▶ **Dataset content**:
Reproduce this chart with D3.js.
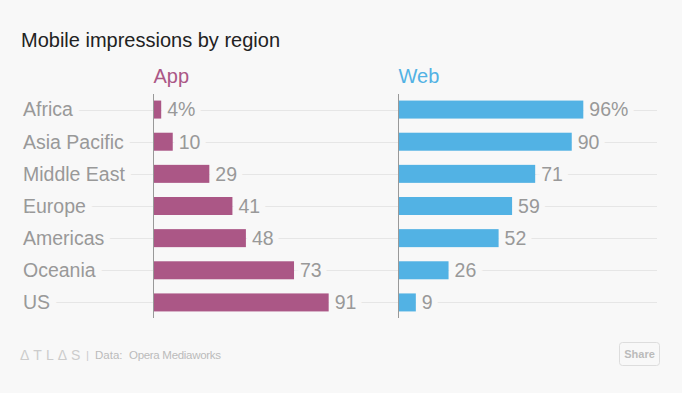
<!DOCTYPE html>
<html>
<head>
<meta charset="utf-8">
<script src="https://cdn.jsdelivr.net/npm/d3@7"></script>
<style>
  html, body { margin: 0; padding: 0; background: #f8f8f8; }
  svg { display: block; font-family: "Liberation Sans", Arial, sans-serif; }
</style>
</head>
<body>
<svg id="chart" width="682" height="393"></svg>
<script>
// data
const regions = ["Africa", "Asia Pacific", "Middle East", "Europe", "Americas", "Oceania", "US"];
const appShare = [4, 10, 29, 41, 48, 73, 91];
const webShare = [96, 90, 71, 59, 52, 26, 9];
const seriesNames = ["App", "Web"];

const bg = "#f8f8f8";
const colors = { App: "#ab5786", Web: "#52b2e4" };

const svg = d3.select("#chart");

const y = d3.scaleBand()
  .domain(regions)
  .range([93.5, 318.5])
  .paddingInner(0.44)
  .paddingOuter(0.22);

const width = d3.scaleLinear().domain([0, 100]).range([0, 192.5]);
const x0 = { App: 153.5, Web: 398.5 };

// title
svg.append("text")
  .attr("x", 21)
  .attr("y", 47)
  .attr("font-size", 20)
  .attr("fill", "#222")
  .text("Mobile impressions by region");

// grid lines
const grid = svg.append("g");
grid.selectAll("line")
  .data(regions)
  .join("line")
  .attr("x1", 20)
  .attr("x2", 657)
  .attr("y1", (d) => Math.round(y(d) + y.bandwidth() / 2) + 0.5)
  .attr("y2", (d) => Math.round(y(d) + y.bandwidth() / 2) + 0.5)
  .attr("stroke", "#e6e6e6");

// row labels, halo cuts the grid
svg.append("g")
  .selectAll("text")
  .data(regions)
  .join("text")
  .attr("x", 23)
  .attr("y", (d) => y(d) + y.bandwidth() / 2)
  .attr("dy", "0.35em")
  .attr("font-size", 19.5)
  .attr("fill", "#999")
  .attr("stroke", bg)
  .attr("stroke-width", 12)
  .attr("paint-order", "stroke")
  .text((d) => d);

const series = [
  { name: "App", values: appShare },
  { name: "Web", values: webShare },
];

series.forEach((s) => {
  const g = svg.append("g");
  const rows = regions.map((r, i) => ({ region: r, value: s.values[i], i }));

  g.append("text")
    .attr("x", x0[s.name])
    .attr("y", 83)
    .attr("font-size", 20)
    .attr("fill", colors[s.name])
    .text(s.name);

  g.selectAll("text.val")
    .data(rows)
    .join("text")
    .attr("class", "val")
    .attr("x", (d) => x0[s.name] + width(d.value) + 6)
    .attr("y", (d) => y(d.region) + y.bandwidth() / 2)
    .attr("dy", "0.35em")
    .attr("font-size", 19.5)
    .attr("fill", "#999")
    .attr("stroke", bg)
    .attr("stroke-width", 12)
    .attr("paint-order", "stroke")
    .text((d) => (d.i === 0 ? d.value + "%" : d.value));

  g.selectAll("rect")
    .data(rows)
    .join("rect")
    .attr("x", x0[s.name])
    .attr("y", (d) => y(d.region))
    .attr("width", (d) => width(d.value))
    .attr("height", y.bandwidth())
    .attr("fill", colors[s.name]);

  g.append("line")
    .attr("x1", x0[s.name])
    .attr("x2", x0[s.name])
    .attr("y1", 94)
    .attr("y2", 318)
    .attr("stroke", "#999");
});

// footer
const foot = svg.append("g").attr("font-size", 11.5).attr("fill", "#bbb");
foot.append("text")
  .attr("x", 20)
  .attr("y", 360)
  .attr("font-size", 14)
  .attr("letter-spacing", 4)
  .attr("font-weight", 300)
  .attr("fill", "#ccc")
  .text("ΔTLΔS");
foot.append("text").attr("x", 86).attr("y", 359).attr("fill", "#ccc").text("|");
foot.append("text").attr("x", 95).attr("y", 359).text("Data:");
foot.append("text").attr("x", 129).attr("y", 359).attr("textLength", 92).text("Opera Mediaworks");

svg.append("rect")
  .attr("x", 619.5)
  .attr("y", 342.5)
  .attr("width", 40)
  .attr("height", 23)
  .attr("rx", 3)
  .attr("fill", "none")
  .attr("stroke", "#ddd");
svg.append("text")
  .attr("x", 639.5)
  .attr("y", 358)
  .attr("text-anchor", "middle")
  .attr("font-size", 11)
  .attr("font-weight", "bold")
  .attr("fill", "#bbb")
  .text("Share");
</script>
</body>
</html>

▶ **The task**: Reproduce the material in full, word for word, and omit the pictures.

▶ **Solution to this task**:
Reproduce this chart with D3.js.
<!DOCTYPE html>
<html>
<head>
<meta charset="utf-8">
<script src="https://cdn.jsdelivr.net/npm/d3@7"></script>
<style>
  html, body { margin: 0; padding: 0; background: #f8f8f8; }
  svg { display: block; font-family: "Liberation Sans", Arial, sans-serif; }
</style>
</head>
<body>
<svg id="chart" width="682" height="393"></svg>
<script>
// data
const regions = ["Africa", "Asia Pacific", "Middle East", "Europe", "Americas", "Oceania", "US"];
const appShare = [4, 10, 29, 41, 48, 73, 91];
const webShare = [96, 90, 71, 59, 52, 26, 9];
const seriesNames = ["App", "Web"];

const bg = "#f8f8f8";
const colors = { App: "#ab5786", Web: "#52b2e4" };

const svg = d3.select("#chart");

const y = d3.scaleBand()
  .domain(regions)
  .range([93.5, 318.5])
  .paddingInner(0.44)
  .paddingOuter(0.22);

const width = d3.scaleLinear().domain([0, 100]).range([0, 192.5]);
const x0 = { App: 153.5, Web: 398.5 };

// title
svg.append("text")
  .attr("x", 21)
  .attr("y", 47)
  .attr("font-size", 20)
  .attr("fill", "#222")
  .text("Mobile impressions by region");

// grid lines
const grid = svg.append("g");
grid.selectAll("line")
  .data(regions)
  .join("line")
  .attr("x1", 20)
  .attr("x2", 657)
  .attr("y1", (d) => Math.round(y(d) + y.bandwidth() / 2) + 0.5)
  .attr("y2", (d) => Math.round(y(d) + y.bandwidth() / 2) + 0.5)
  .attr("stroke", "#e6e6e6");

// row labels, halo cuts the grid
svg.append("g")
  .selectAll("text")
  .data(regions)
  .join("text")
  .attr("x", 23)
  .attr("y", (d) => y(d) + y.bandwidth() / 2)
  .attr("dy", "0.35em")
  .attr("font-size", 19.5)
  .attr("fill", "#999")
  .attr("stroke", bg)
  .attr("stroke-width", 12)
  .attr("paint-order", "stroke")
  .text((d) => d);

const series = [
  { name: "App", values: appShare },
  { name: "Web", values: webShare },
];

series.forEach((s) => {
  const g = svg.append("g");
  const rows = regions.map((r, i) => ({ region: r, value: s.values[i], i }));

  g.append("text")
    .attr("x", x0[s.name])
    .attr("y", 83)
    .attr("font-size", 20)
    .attr("fill", colors[s.name])
    .text(s.name);

  g.selectAll("text.val")
    .data(rows)
    .join("text")
    .attr("class", "val")
    .attr("x", (d) => x0[s.name] + width(d.value) + 6)
    .attr("y", (d) => y(d.region) + y.bandwidth() / 2)
    .attr("dy", "0.35em")
    .attr("font-size", 19.5)
    .attr("fill", "#999")
    .attr("stroke", bg)
    .attr("stroke-width", 12)
    .attr("paint-order", "stroke")
    .text((d) => (d.i === 0 ? d.value + "%" : d.value));

  g.selectAll("rect")
    .data(rows)
    .join("rect")
    .attr("x", x0[s.name])
    .attr("y", (d) => y(d.region))
    .attr("width", (d) => width(d.value))
    .attr("height", y.bandwidth())
    .attr("fill", colors[s.name]);

  g.append("line")
    .attr("x1", x0[s.name])
    .attr("x2", x0[s.name])
    .attr("y1", 94)
    .attr("y2", 318)
    .attr("stroke", "#999");
});

// footer
const foot = svg.append("g").attr("font-size", 11.5).attr("fill", "#bbb");
foot.append("text")
  .attr("x", 20)
  .attr("y", 360)
  .attr("font-size", 14)
  .attr("letter-spacing", 4)
  .attr("font-weight", 300)
  .attr("fill", "#ccc")
  .text("ΔTLΔS");
foot.append("text").attr("x", 86).attr("y", 359).attr("fill", "#ccc").text("|");
foot.append("text").attr("x", 95).attr("y", 359).text("Data:");
foot.append("text").attr("x", 129).attr("y", 359).attr("textLength", 92).text("Opera Mediaworks");

svg.append("rect")
  .attr("x", 619.5)
  .attr("y", 342.5)
  .attr("width", 40)
  .attr("height", 23)
  .attr("rx", 3)
  .attr("fill", "none")
  .attr("stroke", "#ddd");
svg.append("text")
  .attr("x", 639.5)
  .attr("y", 358)
  .attr("text-anchor", "middle")
  .attr("font-size", 11)
  .attr("font-weight", "bold")
  .attr("fill", "#bbb")
  .text("Share");
</script>
</body>
</html>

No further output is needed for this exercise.